-
1. Data: 2005-05-24 21:50:19
Temat: dzialka - ogrodek
Od: "mycohen" <m...@w...pl>
Witam.. Od Zarządu Ogrodów Działkowych otrzymałem konkretną działke do
zagospodarowania. Poprzednia włascicielka zmarła. Zapłacilismy członkowskie,
kupilismy narzedzia i materiały (trawa) przekopalismy ziemie, wysprzątaliśmy
altanę ze sterty śmieci. Straciliśmy czas, pieniadze i włozyliśmy z całą
rodziną dużo pracy.

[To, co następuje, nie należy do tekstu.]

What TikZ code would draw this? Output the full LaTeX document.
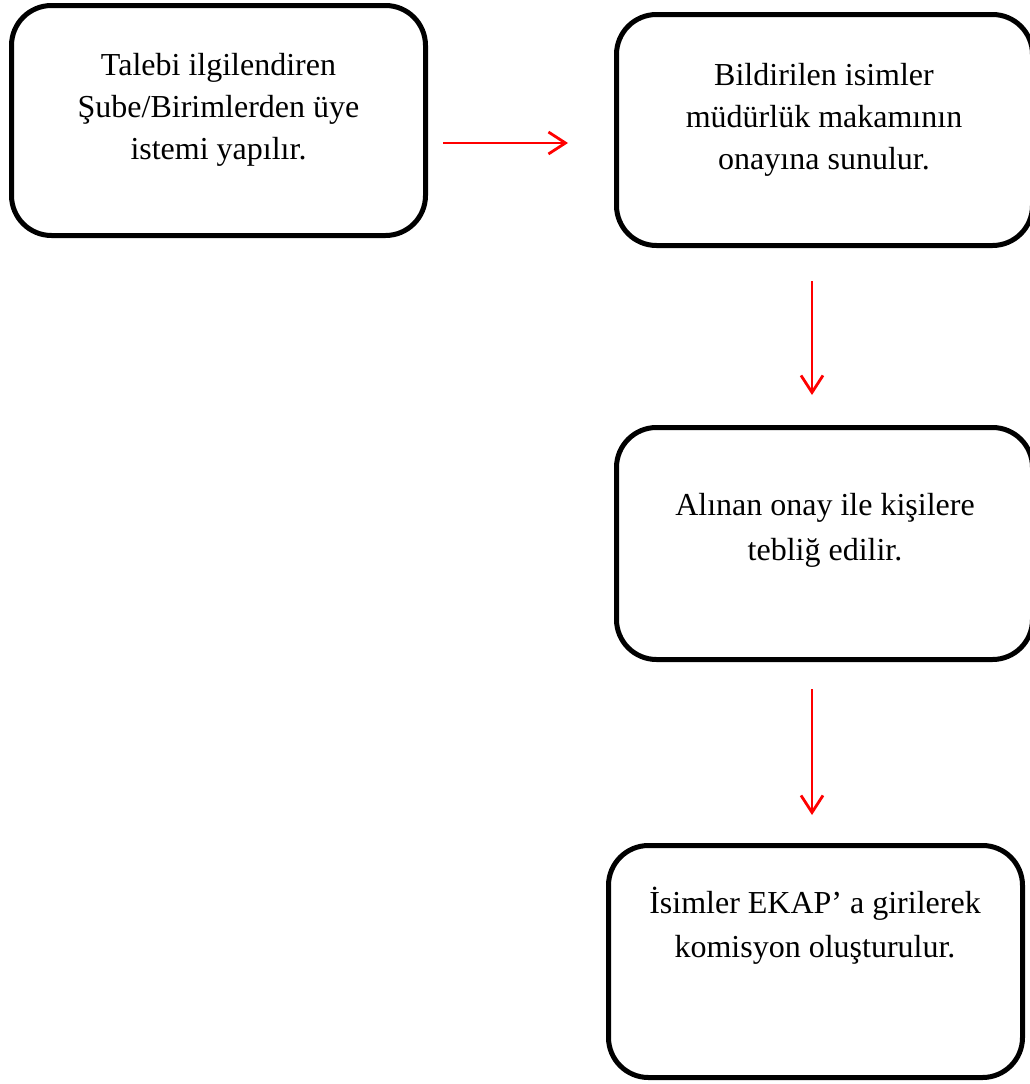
\documentclass[tikz,border=0pt]{standalone}
\usepackage{fontspec}
\setmainfont{Liberation Serif}
\usetikzlibrary{arrows.meta}
\begin{document}
\begin{tikzpicture}[x=1pt,y=-1pt,
  stepbox/.style={draw=black,line width=5pt,rounded corners=40pt,
    minimum width=#1,minimum height=231pt,inner sep=0pt,outer sep=0pt},
  stepbox/.default=415pt,
  boxtext/.style={anchor=north,inner sep=0pt,align=center,
    font=\fontsize{32}{42}\selectfont},
  flow/.style={draw=red,line width=2.8pt,
    -{Straight Barb[length=17pt,width=22pt,line width=2.8pt]}}]
\useasboundingbox (0,0) rectangle (1030,1084);
% process boxes
\node[stepbox=414pt,minimum height=230pt] (b1) at (218.5,120.5) {};
\node[stepbox=416pt] (b2) at (824.5,130) {};
\node[stepbox=416pt,minimum height=232pt] (b3) at (824.5,543.5) {};
\node[stepbox=414pt,minimum height=232pt] (b4) at (815.5,961.5) {};
% box texts
\node[boxtext] (t1) at (218.5,53) {Talebi ilgilendiren\\Şube/Birimlerden üye\\istemi yapılır.};
\node[boxtext] (t2) at (824,63) {Bildirilen isimler\\müdürlük makamının\\onayına sunulur.};
\node[boxtext,font=\fontsize{32}{45}\selectfont] (t3) at (825,493) {Alınan onay ile kişilere\\tebliğ edilir.};
\node[boxtext,font=\fontsize{32}{44}\selectfont] (t4) at (815,887) {İsimler EKAP’ a girilerek\\komisyon oluşturulur.};
% connectors
\coordinate (hy) at (0,143);
\coordinate (vx) at (812,0);
\draw[flow,shorten <=17.5pt,shorten >=48.5pt] (b1.east |- hy) -- (b2.west |- hy);
\draw[flow,shorten <=35.5pt,shorten >=32.5pt] (b2.south -| vx) -- (b3.north -| vx);
\draw[flow,shorten <=29.5pt,shorten >=30.5pt] (b3.south -| vx) -- (b4.north -| vx);
\end{tikzpicture}
\end{document}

Po czasie okazało sie ze syn zmarłej wnosi prawo do
uzywania tej działki. Prezes zabrał wiec nam tą działkie i przekazał synowi
włascicielki poniewaz nie upłyneły 3 miesiace od smierci matki. My nie
wiedzieliśmy nic o istnieniu syna, działka była wolna w dyspozycji zarządu
(tak nam mowiono). Czy w takiej sytuacji mamy prawo do zwrotu wszystkich
kosztów jakie ponieśliśmy? Jak wyliczyć pracę, którą włożyliśmy w tą
działkę? Dodam, ze obecny użytkownik śmieje sie, że znalazł sobie jeleni do
pracy, a zarząd bagatelizuje sprawę twierdząc, że nic sie nie stało, bo
popracowaliśmy trochę społecznie. Prosze o porade.